Did the Worker engage in a business
for his own account?
[42] It was argued that
the Worker had no business of his own but was a worker in the Appellant’s
business. While it is true that many workers in this situation would not see
themselves as having a business, that perception is not determinative even
though that perception is buoyed by such factors as having no business name, no
business listing, no business number or GST number, no other customers or
promotion activities seeking customers. These indicia might be helpful, if not
necessary in some circumstances in terms of allowing a finding that a worker is
in business for his own account, but not in a case like this. The perception
here even viewed in light of the absence of these common indicia is not
reflective of the legal reality.
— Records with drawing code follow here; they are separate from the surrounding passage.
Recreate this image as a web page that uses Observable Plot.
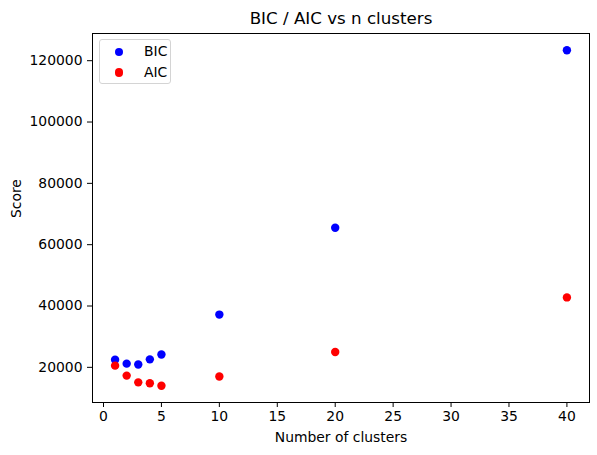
<!DOCTYPE html>
<html>
<head>
<meta charset="utf-8">
<script src="https://cdn.jsdelivr.net/npm/d3@7"></script>
<script src="https://cdn.jsdelivr.net/npm/@observablehq/plot@0.6"></script>
<style>
  html, body { margin: 0; padding: 0; background: #fff; }
  #wrap { position: relative; width: 597px; height: 455px; font-family: "DejaVu Sans", sans-serif; }
  #legend { position: absolute; left: 99px; top: 39px; width: 72px; height: 45px; box-sizing: border-box;
    border: 1px solid #d4d4d4; border-radius: 3px; background: rgba(255,255,255,0.8); }
  .lg-row { position: absolute; left: 0; height: 20px; display: flex; align-items: center; font-size: 13.9px; color: #000; }
  .lg-dot { position: absolute; width: 8.4px; height: 8.4px; border-radius: 50%; }
  .lg-txt { position: absolute; white-space: nowrap; }
</style>
</head>
<body>
<div id="wrap"><div id="legend"></div></div>
<script>
const clusters = [1, 2, 3, 4, 5, 10, 20, 40];
const bicValues = [22500, 21200, 20900, 22600, 24200, 37200, 65500, 123400];
const aicValues = [20550, 17300, 15100, 14800, 14000, 17000, 25000, 42800];
const seriesNames = ["BIC", "AIC"];
const seriesColors = ["blue", "red"];
const xTicks = [0, 5, 10, 15, 20, 25, 30, 35, 40];
const yTicks = [20000, 40000, 60000, 80000, 100000, 120000];
const titleText = "BIC / AIC vs n clusters";
const xLabel = "Number of clusters";
const yLabel = "Score";

const rows = [];
clusters.forEach((c, i) => rows.push({n: c, score: bicValues[i], series: "BIC"}));
clusters.forEach((c, i) => rows.push({n: c, score: aicValues[i], series: "AIC"}));

const xmin = d3.min(clusters), xmax = d3.max(clusters);
const allY = bicValues.concat(aicValues);
const ymin = d3.min(allY), ymax = d3.max(allY);
const xm = (xmax - xmin) * 0.05, ym = (ymax - ymin) * 0.05;

const chart = Plot.plot({
  width: 597,
  height: 455,
  marginLeft: 92,
  marginRight: 8,
  marginTop: 33,
  marginBottom: 53,
  style: {fontFamily: "DejaVu Sans, sans-serif", fontSize: "13.9px", color: "#000", background: "#fff"},
  x: {domain: [xmin - xm, xmax + xm]},
  y: {domain: [ymin - ym, ymax + ym]},
  color: {domain: seriesNames, range: seriesColors},
  marks: [
    Plot.dot(rows, {x: "n", y: "score", fill: "series", r: 4.2, stroke: null}),
    Plot.frame({stroke: "#000", strokeWidth: 1}),
    Plot.axisX({ticks: xTicks, tickSize: 5, tickPadding: 4, label: null, tickFormat: d => String(d), fontSize: 13.9, stroke: "#000", fill: "#000"}),
    Plot.axisY({ticks: yTicks, tickSize: 5, tickPadding: 5, label: null, tickFormat: d => String(d), fontSize: 13.9, stroke: "#000", fill: "#000"}),
    Plot.text([titleText], {frameAnchor: "top", lineAnchor: "middle", dy: -15, fontSize: 16.7, fill: "#000"}),
    Plot.text([xLabel], {frameAnchor: "bottom", lineAnchor: "middle", dy: 35, fontSize: 13.9, fill: "#000"}),
    Plot.text([yLabel], {frameAnchor: "left", lineAnchor: "middle", dx: -76, rotate: -90, fontSize: 13.9, fill: "#000"})
  ]
});
const wrap = document.getElementById("wrap");
wrap.insertBefore(chart, wrap.firstChild);

const legend = document.getElementById("legend");
seriesNames.forEach((name, i) => {
  const row = document.createElement("div");
  row.className = "lg-row";
  row.style.top = (2 + i * 20.5) + "px";
  row.style.width = "70px";
  const dot = document.createElement("div");
  dot.className = "lg-dot";
  dot.style.background = seriesColors[i];
  dot.style.left = "14.6px";
  dot.style.top = "5.8px";
  const txt = document.createElement("span");
  txt.className = "lg-txt";
  txt.textContent = name;
  txt.style.left = "44px";
  txt.style.top = "1px";
  row.appendChild(dot);
  row.appendChild(txt);
  legend.appendChild(row);
});
</script>
</body>
</html>
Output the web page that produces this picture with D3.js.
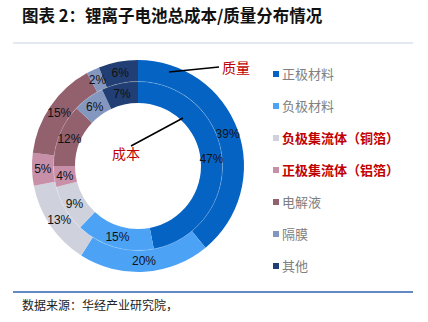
<!DOCTYPE html>
<html>
<head>
  <meta charset="utf-8">
  <title>锂离子电池总成本/质量分布情况</title>
  <script src="https://d3js.org/d3.v7.min.js"></script>
  <style>
    body { margin: 0; background: #fff; }
    svg { display: block; }
    .pct { font-family: "Liberation Sans", Arial, sans-serif; font-size: 12px; fill: #111; }
    .cjk { font-family: "Noto Sans CJK SC", sans-serif; }
  </style>
</head>
<body>
  <div id="chart"></div>
  <script>
    const width = 428, height = 322;
    const categories = ["正极材料", "负极材料", "负极集流体（铜箔）", "正极集流体（铝箔）", "电解液", "隔膜", "其他"];
    const massValues = [39, 20, 13, 5, 15, 2, 6];   // 外环 质量
    const costValues = [47, 15, 9, 4, 12, 6, 7];    // 内环 成本
    const colors = ["#0563c3", "#4ca3f6", "#cfd2dc", "#c78fa8", "#93606e", "#8497bf", "#213f74"];
    const redLegend = [2, 3];

    const svg = d3.select("#chart").append("svg").attr("width", width).attr("height", height);

    // title
    svg.append("text").attr("class", "cjk").attr("x", 22).attr("y", 22)
      .attr("font-size", 16.5).attr("font-weight", "bold").attr("fill", "#111")
      .text("图表 2：锂离子电池总成本/质量分布情况");
    svg.append("line").attr("x1", 13).attr("x2", 413).attr("y1", 43).attr("y2", 43)
      .attr("stroke", "#c9d3e3").attr("stroke-width", 1.2);

    const cx = 138, cy = 166;
    const g = svg.append("g").attr("transform", `translate(${cx},${cy})`);
    const pie = d3.pie().sort(null).value(d => d);

    function ring(values, r0, r1) {
      const arc = d3.arc().innerRadius(r0).outerRadius(r1);
      const arcs = pie(values);
      const rg = g.append("g");
      rg.selectAll("path").data(arcs).enter().append("path")
        .attr("d", arc).attr("fill", (d, i) => colors[i]);
      rg.selectAll("text").data(arcs).enter().append("text")
        .attr("class", "pct")
        .attr("transform", d => `translate(${arc.centroid(d)})`)
        .attr("text-anchor", "middle").attr("dy", "0.36em")
        .text(d => d.data + "%");
    }
    ring(massValues, 84.5, 106);
    ring(costValues, 63, 84.5);
    g.append("circle").attr("r", 84.5).attr("fill", "none")
      .attr("stroke", "#fff").attr("stroke-opacity", 0.3).attr("stroke-width", 0.7);

    // annotations
    svg.append("line").attr("x1", 169).attr("y1", 72).attr("x2", 219).attr("y2", 67)
      .attr("stroke", "#000").attr("stroke-width", 1.5);
    svg.append("text").attr("class", "cjk").attr("x", 222).attr("y", 73)
      .attr("font-size", 14).attr("fill", "#c00000").text("质量");
    svg.append("line").attr("x1", 183).attr("y1", 118).attr("x2", 131).attr("y2", 146)
      .attr("stroke", "#000").attr("stroke-width", 1.5);
    svg.append("text").attr("class", "cjk").attr("x", 112).attr("y", 159)
      .attr("font-size", 14).attr("fill", "#c00000").text("成本");

    // legend
    const legend = svg.append("g").attr("transform", "translate(273,74)");
    const rows = legend.selectAll("g").data(categories).enter().append("g")
      .attr("transform", (d, i) => `translate(0,${i * 32})`);
    rows.append("rect").attr("x", 0).attr("y", -3).attr("width", 6).attr("height", 6)
      .attr("fill", (d, i) => colors[i]);
    rows.append("text").attr("class", "cjk").attr("x", 9).attr("dy", "0.36em")
      .attr("font-size", 13)
      .attr("fill", (d, i) => redLegend.includes(i) ? "#c00000" : "#808080")
      .attr("font-weight", (d, i) => redLegend.includes(i) ? "bold" : "normal")
      .text(d => d);

    // footer
    svg.append("line").attr("x1", 13).attr("x2", 413).attr("y1", 292).attr("y2", 292)
      .attr("stroke", "#2f63b5").attr("stroke-width", 1.5);
    svg.append("text").attr("class", "cjk").attr("x", 22).attr("y", 310)
      .attr("font-size", 12).attr("fill", "#222").text("数据来源：华经产业研究院，");
  </script>
</body>
</html>
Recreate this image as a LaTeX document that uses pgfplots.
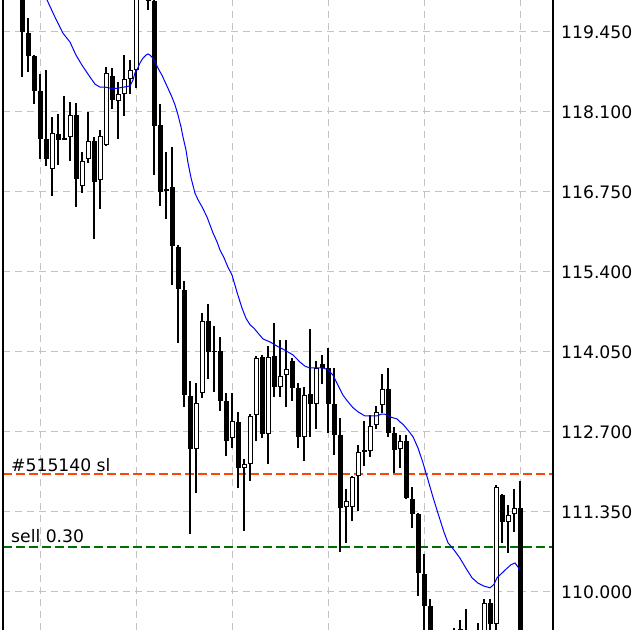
\documentclass[border=0pt]{standalone}
\usepackage{fontspec}
\setmainfont{DejaVu Sans}
\usepackage{pgfplots}
\usepackage{pgfplotstable}
\pgfplotsset{compat=1.18}
\definecolor{gridgray}{RGB}{195,195,195}
\definecolor{slred}{RGB}{255,69,0}
\definecolor{selgreen}{RGB}{0,110,0}
\definecolor{mablue}{RGB}{0,0,255}

\pgfplotstableread{
i o h l c
0 120.33 120.41 118.69 119.45
1 119.44 119.69 118.78 119.05
2 119.05 119.07 118.24 118.45
3 118.45 118.74 117.31 117.64
4 117.64 118.81 117.19 117.31
5 117.14 118.02 116.68 117.75
6 117.73 118.07 117.21 117.63
7 117.66 118.37 117.63 117.63
8 117.68 118.27 117.27 118.05
9 118.05 118.25 116.50 116.97
10 116.85 117.43 116.73 117.27
11 117.31 118.10 117.24 117.61
12 117.61 117.68 115.96 116.92
13 116.95 117.80 116.46 117.70
14 117.54 118.86 117.53 118.76
15 118.71 118.84 118.15 118.30
16 118.29 118.61 117.64 118.40
17 118.40 119.06 118.03 118.66
18 118.66 118.98 118.40 118.81
19 118.81 120.50 118.51 120.33
20 120.33 120.75 120.07 120.58
21 120.24 120.41 119.82 119.97
22 119.97 120.07 117.04 117.86
23 117.88 118.24 116.51 116.75
24 116.80 117.43 116.29 116.77
25 116.83 117.51 115.18 115.84
26 115.82 115.86 114.20 115.11
27 115.10 115.25 113.12 113.32
28 113.31 113.56 110.98 112.41
29 112.41 113.53 111.67 113.19
30 113.36 114.71 113.27 114.57
31 114.57 114.86 113.59 114.05
32 114.07 114.49 113.38 114.05
33 114.07 114.30 113.05 113.22
34 113.22 113.36 112.30 112.55
35 112.60 113.36 112.43 112.89
36 112.87 113.04 111.76 112.09
37 112.09 112.24 111.03 112.16
38 112.16 113.00 111.87 112.97
39 112.99 113.98 112.55 113.95
40 113.97 114.00 112.60 112.67
41 112.67 114.15 112.16 113.97
42 113.98 114.54 113.29 113.46
43 113.46 114.25 113.29 113.65
44 113.66 114.25 113.12 113.76
45 113.90 113.95 113.22 113.44
46 113.44 113.53 112.43 112.62
47 112.62 113.46 112.21 113.32
48 113.34 114.44 112.62 113.17
49 113.17 113.90 112.75 113.78
50 113.85 114.00 113.51 113.78
51 113.78 114.12 112.68 113.17
52 113.17 113.78 112.31 112.65
53 112.65 112.94 110.68 111.42
54 111.43 111.74 110.83 111.54
55 111.43 111.96 111.20 111.94
56 111.96 112.48 111.37 112.36
57 112.38 112.89 112.13 112.37
58 112.38 112.99 112.28 112.80
59 112.82 113.14 112.75 113.04
60 113.16 113.68 113.02 113.43
61 113.43 113.78 112.62 112.68
62 112.68 112.78 112.01 112.40
63 112.41 112.65 112.09 112.55
64 112.55 112.65 111.57 111.59
65 111.57 111.77 111.08 111.32
66 111.32 111.33 109.93 110.32
67 110.30 110.64 109.19 109.76
68 109.76 109.88 108.52 108.85
69 108.85 109.11 108.09 108.35
70 108.35 108.85 108.18 108.68
71 108.68 109.02 108.26 108.52
72 108.52 109.39 108.35 109.11
73 108.85 109.53 108.68 109.38
74 109.19 109.71 108.77 109.02
75 109.02 109.22 108.52 108.77
76 108.77 109.48 108.65 109.11
77 109.11 109.88 108.94 109.81
78 109.81 109.88 109.02 109.46
79 109.46 111.81 109.19 111.77
80 111.64 111.65 110.83 111.18
81 111.18 111.47 110.66 111.30
82 111.32 111.74 111.01 111.42
83 111.42 111.87 108.18 108.35
}\candles

\pgfplotstableread{
x y
3.17 120.33
4.17 119.99
5.5 119.70
6.83 119.43
8.0 119.28
9.0 119.06
10.0 118.89
11.33 118.69
12.17 118.57
13.0 118.52
13.83 118.52
14.83 118.50
15.83 118.50
17.0 118.52
18.0 118.54
18.5 118.64
18.83 118.76
19.17 118.81
19.67 118.93
20.17 119.01
20.67 119.06
21.0 119.08
21.33 119.06
21.83 119.01
22.67 118.84
23.33 118.72
23.83 118.61
24.33 118.50
25.0 118.35
25.5 118.22
26.0 118.05
26.5 117.85
26.83 117.68
27.33 117.46
27.67 117.24
28.17 116.99
28.83 116.73
29.33 116.62
30.0 116.50
30.83 116.33
31.83 116.06
32.5 115.91
33.0 115.77
33.67 115.64
34.33 115.48
35.0 115.35
35.83 115.06
36.67 114.79
37.33 114.62
38.0 114.51
38.67 114.45
39.33 114.37
40.17 114.27
41.33 114.22
42.5 114.15
43.83 114.08
45.17 114.00
46.33 113.88
47.17 113.81
48.0 113.78
49.0 113.78
50.17 113.78
51.0 113.75
51.83 113.66
52.67 113.49
53.5 113.32
54.33 113.21
55.17 113.11
56.0 113.04
57.17 112.97
58.17 112.97
59.17 112.97
59.83 113.00
60.5 113.00
61.5 112.95
62.5 112.92
63.0 112.87
63.5 112.83
64.33 112.73
65.17 112.62
66.0 112.43
66.83 112.18
67.67 111.89
68.5 111.60
69.17 111.38
69.67 111.22
70.33 111.01
71.0 110.83
72.0 110.71
73.0 110.57
74.0 110.40
75.0 110.24
76.0 110.15
77.0 110.10
78.0 110.07
78.67 110.13
79.17 110.24
80.0 110.32
80.83 110.40
81.5 110.46
82.17 110.49
82.67 110.42
83.0 110.36
}\ma

\begin{document}
\begin{tikzpicture}
\begin{axis}[
  scale only axis, width=550bp, height=630bp,
  xmin=-3.1667, xmax=88.5, ymin=109.35875, ymax=119.99,
  axis line style={draw=none},
  xtick={3,19,35,51,67,83}, xticklabels={},
  ytick={110,111.35,112.7,114.05,115.4,116.75,118.1,119.45},
  yticklabels={110.000,111.350,112.700,114.050,115.400,116.750,118.100,119.450},
  yticklabel pos=right,
  major tick length=0pt,
  grid=major,
  major grid style={gridgray, line width=1bp, dash pattern=on 7bp off 5bp},
  tick label style={font=\fontsize{17.2bp}{20bp}\selectfont},
  yticklabel style={anchor=west, inner sep=0pt, xshift=8bp},
  /pgf/number format/assume math mode=true,
]
% order lines
\addplot[slred, line width=1.2bp, dash pattern=on 9bp off 4bp] coordinates {(-3.1667,111.99) (88.5,111.99)};
\addplot[selgreen, line width=1.2bp, dash pattern=on 9bp off 4bp] coordinates {(-3.1667,110.76) (88.5,110.76)};
% wicks
\addplot[draw=none, mark=none, error bars/.cd, y dir=both, y explicit, error mark=none,
  error bar style={draw=black, line width=1.1bp}]
  table[x=i, y expr={(\thisrow{h}+\thisrow{l})/2}, y error expr={(\thisrow{h}-\thisrow{l})/2}] {\candles};
% bodies
\addplot[draw=none, mark=none, error bars/.cd, y dir=both, y explicit, error mark=none,
  error bar style={draw=black, line width=5bp, line cap=butt}]
  table[x=i, y expr={(\thisrow{o}+\thisrow{c})/2}, y error expr={max(abs(\thisrow{o}-\thisrow{c})/2,0.015)}] {\candles};
% hollow interior of rising candles
\addplot[draw=none, mark=none, error bars/.cd, y dir=both, y explicit, error mark=none,
  error bar style={draw=white, line width=3bp, line cap=butt}]
  table[x=i, y expr={(\thisrow{o}+\thisrow{c})/2}, y error expr={max((\thisrow{c}-\thisrow{o})/2-0.017,0)}] {\candles};
% moving average
\addplot[mablue, line width=1bp] table[x=x, y=y] {\ma};
\node[anchor=base west, inner sep=0pt, font=\fontsize{17.2bp}{20bp}\selectfont] at (axis cs:-1.83,112.04) {\#515140 sl};
\node[anchor=base west, inner sep=0pt, font=\fontsize{17.2bp}{20bp}\selectfont] at (axis cs:-1.83,110.84) {sell 0.30};
\end{axis}
\draw[black, line width=1.3bp] (current axis.south west) -- (current axis.north west);
\draw[black, line width=1.3bp] (current axis.south east) -- (current axis.north east);
\pgfresetboundingbox
\useasboundingbox (-3bp,0) rectangle (637bp,630bp);
\end{tikzpicture}
\end{document}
There is truly a business enterprise here
operated by each driver including the Worker. The Wiebe Door tests
demonstrate that what we have here is an unsubordinated, entrepreneurial
enterprise being engaged in by the drivers. One of the stronger indicators of
that is that replacement drivers were clearly permitted to use, and were used,
even to the point of allowing drivers to hire workers to be responsible to them
as opposed to being responsible to the Appellant. That the Worker did not
engage in that, or even know he could, is not sufficient to distinguish him
from the other drivers.
Considering the overall operation of the Appellant’s business and the Worker’s
role, I can make no such distinction.
Intentions
[43] The Wiebe Door
factors here are conclusive so it is not necessary to consider intentions. The
test would not assist the Appellant if I were to find that there was no mutuality
of intention, although on that point I note that I have some doubts as to the
motive of the Worker in denying that he understood that he would be treated as,
or that he agreed to be treated as, an independent contractor. Regardless, it
is not necessary for me to make a finding on that issue.
Conclusion
[44] For all these reasons,
I find that the Worker was, at all times during the relevant period, an
independent contractor and was not employed in insurable or pensionable
employment with the Appellant. The appeals are accordingly allowed.
Signed at Ottawa, Canada, this 9th day of April, 2008.